Dengan dalih belum siap menikah, ingin kuliah dulu, mau fokus kerja, bahagiakan orangtua, dll. Membuat mereka menempuh jalur yang salah, karena mencintai lawan jenis dan belum siap menikah. Padahal, tidak ada obat bagi dua orang yang saling mencintai kecuali dengan menikah. Sungguh Allah telah mengatur rejeki setiap manusia, namun bila belum siap. Maka mengikhlaskan adalah jalur yang baik. Barangkali mengikhlaskan untuk kemudian dipertemukan dalam keadaan yang benar-benar sudah siap menikah.
Bila kelak tidak ditakdirkan bersama, maka Allah siapkan seseorang yang juga adalah cerminan dari diri kita. Itulah jodoh. Kehilangan memang amatlah sulit, lebih-lebih mengikhlaskan sangatlah berat. Tetapi janji Allah itu pasti; "siapa yang meninggalkan sesuatu yang haram karena Allah, maka Allah akan menggantinya dengan sesuatu yang lebih baik."
Tidak Pacaran tapi Menikah. Lalu saya belajar bahwa cinta sejati itu adalah cinta yang membuat kita bertumbuh. Cinta yang membuat kita semakin hari semakin baik. Cinta yang bukan memiliki goncangan hebat seperti roller coaster, namun cinta yang teduh dan mungkin tak terlihat kasat mata namun selalu ada dan kita butuhkan seperti oksigen bagi tubuh kita. Cinta yang biasa-biasa saja.

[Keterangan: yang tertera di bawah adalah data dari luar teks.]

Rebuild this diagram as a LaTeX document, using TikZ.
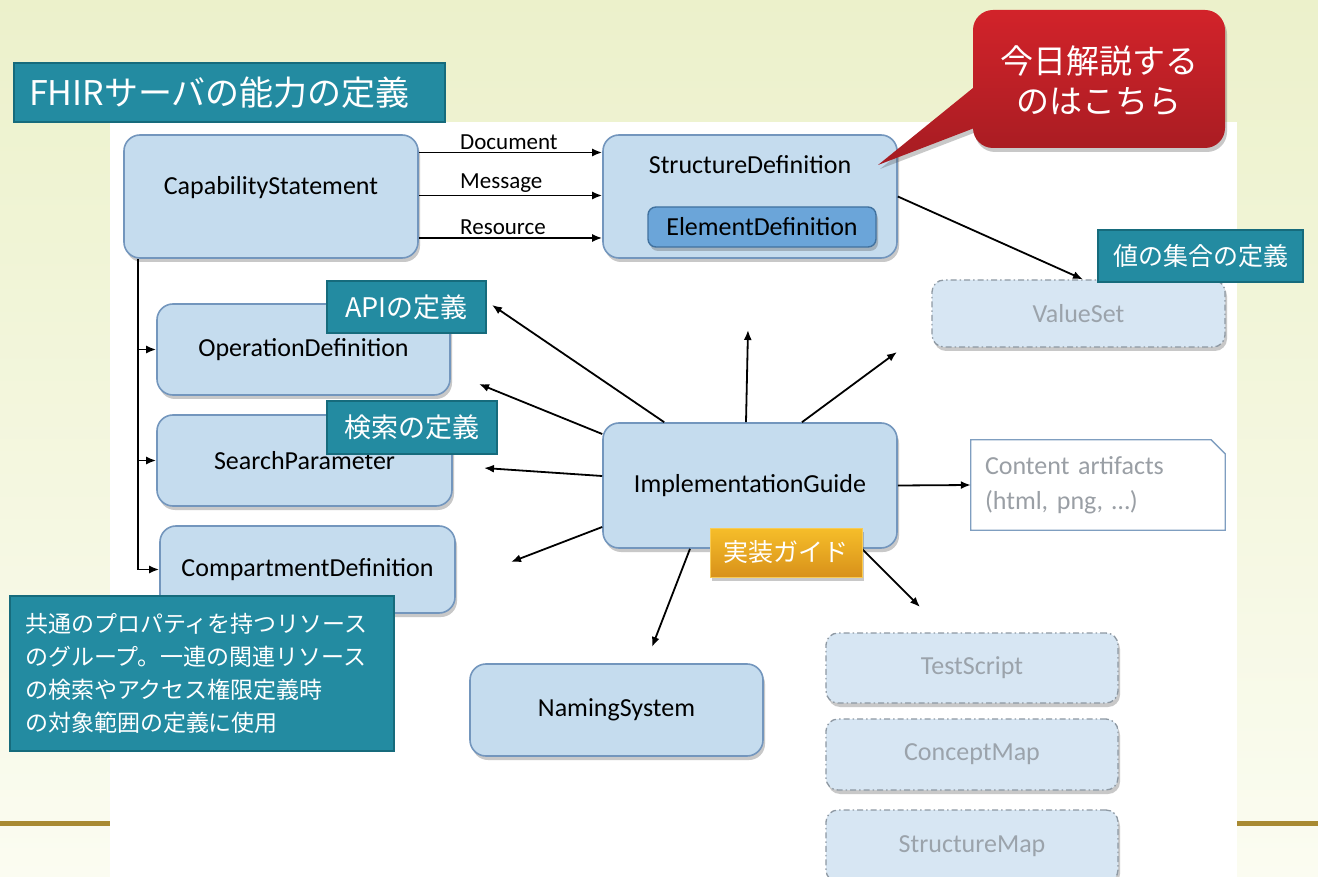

Dulu, saya menginginkan kisah cinta yang dramatis seperti apa yang sering saya baca dan tonton. Namun setelah dewasa, saya tahu, yang saya butuhkan adalah cinta yang biasa-biasa saja.
Seperti kehidupan pada layaknya, sebagian besar dilalui & diakhiri dengan hari yang biasa-biasa saja. Bangun dan akhirnya tidur kembali.
Bukankah itu yang kita butuhkan pada akhirnya? Memiliki pasangan & anak yang selalu hadir, dengan canda tawa pelukan. Hal yang biasa, tanpa perlu sesuatu yang bombastis. Tanpa perlu berlibur ke tempat yang wah.
Cinta yang biasa juga menggiring kita memiliki pikiran yang senantiasa ringan. Tidak dipenuhi drama. Bahwa pasangan ketiduran saat diajak ngobrol bukan berarti ia cuek namun lelah setelah mencari nafkah.
Tidak Pacaran tapi Menikah. Menghimpun ketaatan. Menjadikan rumah tangga berkah. Berkah dalam duka cita. Bertambahnya kebaikan di sisi Allah.